According to the diplomat, there are no grounds to expect a humanitarian catastrophe in Aleppo.
"Judging by the political aspects, I would say that there are no grounds to fear a humanitarian catastrophe in Aleppo," he said.
He drew attention to the fact that various international organizations and Western and some of the regional mass media began to show concern over the humanitarian situation in Aleppo when Syrian air force started to deliver airstrikes against militant convoys moving along the Castello road which is used to provide supplies to terrorist groups around the city from abroad.
"It looks like these concerns emerged not for nothing. They were a reaction to airstrikes against militant convoys on the Castello road that were geared to stop supplies to militants from abroad," the Russian diplomat noted. "As for the military situation around Aleppo, so far, government forces have to conduct fierce defense battles to repel massive attacks of Jabhat al-Nusra jihadists and their allies."

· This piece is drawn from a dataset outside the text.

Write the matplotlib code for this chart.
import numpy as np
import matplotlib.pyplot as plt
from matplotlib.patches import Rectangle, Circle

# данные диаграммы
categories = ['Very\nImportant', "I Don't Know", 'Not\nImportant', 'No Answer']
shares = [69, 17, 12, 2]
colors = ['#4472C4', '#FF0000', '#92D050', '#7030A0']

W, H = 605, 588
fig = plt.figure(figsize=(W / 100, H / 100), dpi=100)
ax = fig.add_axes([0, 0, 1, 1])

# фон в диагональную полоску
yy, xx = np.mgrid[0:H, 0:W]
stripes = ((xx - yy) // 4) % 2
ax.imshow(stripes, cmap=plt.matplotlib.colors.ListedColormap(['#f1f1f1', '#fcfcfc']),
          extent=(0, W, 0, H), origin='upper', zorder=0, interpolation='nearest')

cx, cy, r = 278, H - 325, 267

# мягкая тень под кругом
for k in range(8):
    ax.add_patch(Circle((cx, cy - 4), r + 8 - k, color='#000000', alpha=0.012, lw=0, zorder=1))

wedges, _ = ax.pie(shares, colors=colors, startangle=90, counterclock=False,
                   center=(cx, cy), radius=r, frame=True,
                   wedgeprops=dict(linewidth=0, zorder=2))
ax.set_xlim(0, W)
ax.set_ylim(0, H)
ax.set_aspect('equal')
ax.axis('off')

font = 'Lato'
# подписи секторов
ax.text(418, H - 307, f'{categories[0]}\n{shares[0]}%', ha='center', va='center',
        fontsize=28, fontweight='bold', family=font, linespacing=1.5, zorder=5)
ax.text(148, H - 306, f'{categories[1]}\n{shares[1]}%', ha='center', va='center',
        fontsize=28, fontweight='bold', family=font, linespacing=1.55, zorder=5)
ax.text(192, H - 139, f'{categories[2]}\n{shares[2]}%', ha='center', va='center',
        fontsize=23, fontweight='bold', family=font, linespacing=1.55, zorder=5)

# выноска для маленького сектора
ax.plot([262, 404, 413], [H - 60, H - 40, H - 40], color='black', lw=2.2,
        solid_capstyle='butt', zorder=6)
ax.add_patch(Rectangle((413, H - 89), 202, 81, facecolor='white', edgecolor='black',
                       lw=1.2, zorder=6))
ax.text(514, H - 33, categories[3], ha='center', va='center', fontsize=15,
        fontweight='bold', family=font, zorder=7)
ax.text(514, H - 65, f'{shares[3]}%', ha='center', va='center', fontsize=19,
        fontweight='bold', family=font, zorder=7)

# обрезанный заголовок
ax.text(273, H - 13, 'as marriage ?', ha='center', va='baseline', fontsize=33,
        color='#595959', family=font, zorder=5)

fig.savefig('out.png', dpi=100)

The ambassador has also pointed out that the situation in Damascus had considerably improved but the threat of large-scale terrorist attacks remained.
"Objectively speaking, the situation in Damascus has considerably improved in the recent months," he said. "The center of the city, including the area where our embassy is located, is no longer a target for missile and mortar shelling." In his words, the situation in central Damascus is "more or less quiet."
"However the threat of large-scale terrorist attacks remains, as seen from the recent blasts in Damascus’ suburb of Sayyidah Zaynab, when dozens of people died or received wounds in a terrorist attack," he said.
"Clashes continue in the city’s suburbs and adjacent neighborhoods - Eastern Ghouta, Western Ghouta, where militants of the terrorist organizations Jabhat al-Nusra and Islamic State [both outlawed in Russian - TASS] and other illegal armed groups affiliated with them are present," the Russian ambassador noted.